───── SUPPLIED DATA ─────

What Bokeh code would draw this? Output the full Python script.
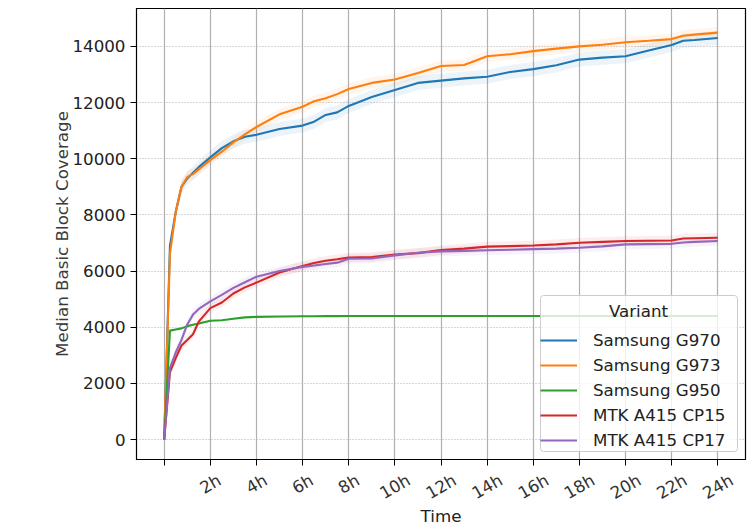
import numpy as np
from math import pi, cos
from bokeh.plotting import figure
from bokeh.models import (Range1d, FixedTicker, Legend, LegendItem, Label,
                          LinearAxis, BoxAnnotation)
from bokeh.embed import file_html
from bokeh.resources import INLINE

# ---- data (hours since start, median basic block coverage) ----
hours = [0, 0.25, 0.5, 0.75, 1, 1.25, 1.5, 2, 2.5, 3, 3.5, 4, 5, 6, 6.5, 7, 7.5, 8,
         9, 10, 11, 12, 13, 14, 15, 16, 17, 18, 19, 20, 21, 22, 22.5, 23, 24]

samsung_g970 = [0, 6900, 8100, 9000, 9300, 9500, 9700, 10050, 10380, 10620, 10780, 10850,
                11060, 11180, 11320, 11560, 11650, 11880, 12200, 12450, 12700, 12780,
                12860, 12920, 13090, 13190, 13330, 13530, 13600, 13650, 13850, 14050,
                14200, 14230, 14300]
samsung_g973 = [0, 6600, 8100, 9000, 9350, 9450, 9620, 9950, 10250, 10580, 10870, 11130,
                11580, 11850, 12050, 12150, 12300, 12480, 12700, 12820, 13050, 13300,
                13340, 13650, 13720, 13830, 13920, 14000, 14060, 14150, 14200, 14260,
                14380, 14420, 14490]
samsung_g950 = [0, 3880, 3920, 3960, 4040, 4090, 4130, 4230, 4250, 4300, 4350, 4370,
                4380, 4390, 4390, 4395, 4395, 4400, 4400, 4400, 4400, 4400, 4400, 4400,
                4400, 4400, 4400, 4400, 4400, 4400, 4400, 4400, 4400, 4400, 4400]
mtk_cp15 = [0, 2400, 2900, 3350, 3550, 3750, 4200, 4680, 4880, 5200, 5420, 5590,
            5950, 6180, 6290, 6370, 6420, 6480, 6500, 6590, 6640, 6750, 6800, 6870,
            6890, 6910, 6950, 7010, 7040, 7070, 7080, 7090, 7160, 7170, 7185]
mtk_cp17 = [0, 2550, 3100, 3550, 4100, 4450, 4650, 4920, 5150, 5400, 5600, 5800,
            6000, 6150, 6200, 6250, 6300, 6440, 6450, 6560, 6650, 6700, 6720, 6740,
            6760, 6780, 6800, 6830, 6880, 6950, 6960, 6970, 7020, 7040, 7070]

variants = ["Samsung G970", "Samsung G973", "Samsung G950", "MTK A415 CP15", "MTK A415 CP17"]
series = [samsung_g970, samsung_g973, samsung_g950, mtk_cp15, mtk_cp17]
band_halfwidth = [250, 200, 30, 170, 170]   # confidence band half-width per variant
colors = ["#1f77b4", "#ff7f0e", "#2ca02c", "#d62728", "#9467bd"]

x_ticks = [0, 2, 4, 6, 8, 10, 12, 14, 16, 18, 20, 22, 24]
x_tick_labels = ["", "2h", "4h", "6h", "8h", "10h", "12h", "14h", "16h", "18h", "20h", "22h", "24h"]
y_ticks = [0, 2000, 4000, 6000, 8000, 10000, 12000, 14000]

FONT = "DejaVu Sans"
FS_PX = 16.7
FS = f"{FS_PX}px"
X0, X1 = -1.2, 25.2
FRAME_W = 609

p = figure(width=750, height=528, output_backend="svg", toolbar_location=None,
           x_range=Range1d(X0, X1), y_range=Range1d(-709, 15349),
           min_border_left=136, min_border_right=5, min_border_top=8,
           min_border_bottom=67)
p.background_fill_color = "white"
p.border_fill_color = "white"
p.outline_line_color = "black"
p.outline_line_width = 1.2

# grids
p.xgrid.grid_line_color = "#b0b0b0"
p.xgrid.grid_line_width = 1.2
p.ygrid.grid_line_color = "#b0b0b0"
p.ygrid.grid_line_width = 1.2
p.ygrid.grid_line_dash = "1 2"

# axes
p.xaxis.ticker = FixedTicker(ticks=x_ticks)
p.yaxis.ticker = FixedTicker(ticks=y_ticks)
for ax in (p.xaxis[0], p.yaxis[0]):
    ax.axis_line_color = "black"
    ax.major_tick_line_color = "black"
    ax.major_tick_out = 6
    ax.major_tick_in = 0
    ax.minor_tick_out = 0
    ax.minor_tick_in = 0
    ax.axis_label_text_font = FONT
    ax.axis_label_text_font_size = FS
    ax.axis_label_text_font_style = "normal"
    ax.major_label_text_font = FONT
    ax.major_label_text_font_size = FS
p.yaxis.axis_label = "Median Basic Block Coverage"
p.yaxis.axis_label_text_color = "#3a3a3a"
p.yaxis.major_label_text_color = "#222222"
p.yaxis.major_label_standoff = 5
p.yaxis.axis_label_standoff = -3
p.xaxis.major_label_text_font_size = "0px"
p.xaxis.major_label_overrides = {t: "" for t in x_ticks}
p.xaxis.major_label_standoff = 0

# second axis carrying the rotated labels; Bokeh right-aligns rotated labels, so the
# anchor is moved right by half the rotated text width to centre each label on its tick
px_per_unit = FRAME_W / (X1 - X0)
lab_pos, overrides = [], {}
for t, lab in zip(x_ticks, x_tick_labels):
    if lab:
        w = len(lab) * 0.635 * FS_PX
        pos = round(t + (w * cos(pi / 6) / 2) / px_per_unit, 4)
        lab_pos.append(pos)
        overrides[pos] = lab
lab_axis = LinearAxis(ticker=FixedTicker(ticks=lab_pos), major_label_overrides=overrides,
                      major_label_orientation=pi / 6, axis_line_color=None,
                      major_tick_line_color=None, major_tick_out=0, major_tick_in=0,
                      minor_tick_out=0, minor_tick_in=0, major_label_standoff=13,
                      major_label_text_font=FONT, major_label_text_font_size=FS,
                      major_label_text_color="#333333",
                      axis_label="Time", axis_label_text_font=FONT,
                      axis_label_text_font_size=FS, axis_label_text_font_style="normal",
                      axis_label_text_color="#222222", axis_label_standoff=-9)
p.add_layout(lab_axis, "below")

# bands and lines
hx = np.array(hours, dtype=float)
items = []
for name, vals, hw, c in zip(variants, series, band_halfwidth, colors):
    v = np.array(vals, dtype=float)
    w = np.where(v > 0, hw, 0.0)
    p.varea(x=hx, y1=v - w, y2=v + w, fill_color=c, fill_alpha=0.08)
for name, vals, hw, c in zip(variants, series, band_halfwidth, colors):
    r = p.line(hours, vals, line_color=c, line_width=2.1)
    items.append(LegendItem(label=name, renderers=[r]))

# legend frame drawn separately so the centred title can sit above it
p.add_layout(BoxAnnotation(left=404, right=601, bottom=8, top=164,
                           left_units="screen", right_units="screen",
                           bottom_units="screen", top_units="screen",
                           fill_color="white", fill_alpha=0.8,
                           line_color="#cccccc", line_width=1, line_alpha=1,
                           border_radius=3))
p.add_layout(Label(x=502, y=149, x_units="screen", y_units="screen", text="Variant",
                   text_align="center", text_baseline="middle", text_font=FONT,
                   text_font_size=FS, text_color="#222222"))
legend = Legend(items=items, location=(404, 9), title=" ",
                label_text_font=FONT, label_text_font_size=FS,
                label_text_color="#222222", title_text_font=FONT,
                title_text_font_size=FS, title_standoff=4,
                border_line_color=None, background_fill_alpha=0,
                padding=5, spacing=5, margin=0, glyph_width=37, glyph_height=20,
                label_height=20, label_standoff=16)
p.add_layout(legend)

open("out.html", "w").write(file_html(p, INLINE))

─────

■ DIRECTIONS FOR THIS TASK
Could the lines from the top of the material through the line with "22.5, 23, 24]" be repeated exactly, pictures left out?

■ RIGHT ANSWER
What Bokeh code would draw this? Output the full Python script.
import numpy as np
from math import pi, cos
from bokeh.plotting import figure
from bokeh.models import (Range1d, FixedTicker, Legend, LegendItem, Label,
                          LinearAxis, BoxAnnotation)
from bokeh.embed import file_html
from bokeh.resources import INLINE

# ---- data (hours since start, median basic block coverage) ----
hours = [0, 0.25, 0.5, 0.75, 1, 1.25, 1.5, 2, 2.5, 3, 3.5, 4, 5, 6, 6.5, 7, 7.5, 8,
         9, 10, 11, 12, 13, 14, 15, 16, 17, 18, 19, 20, 21, 22, 22.5, 23, 24]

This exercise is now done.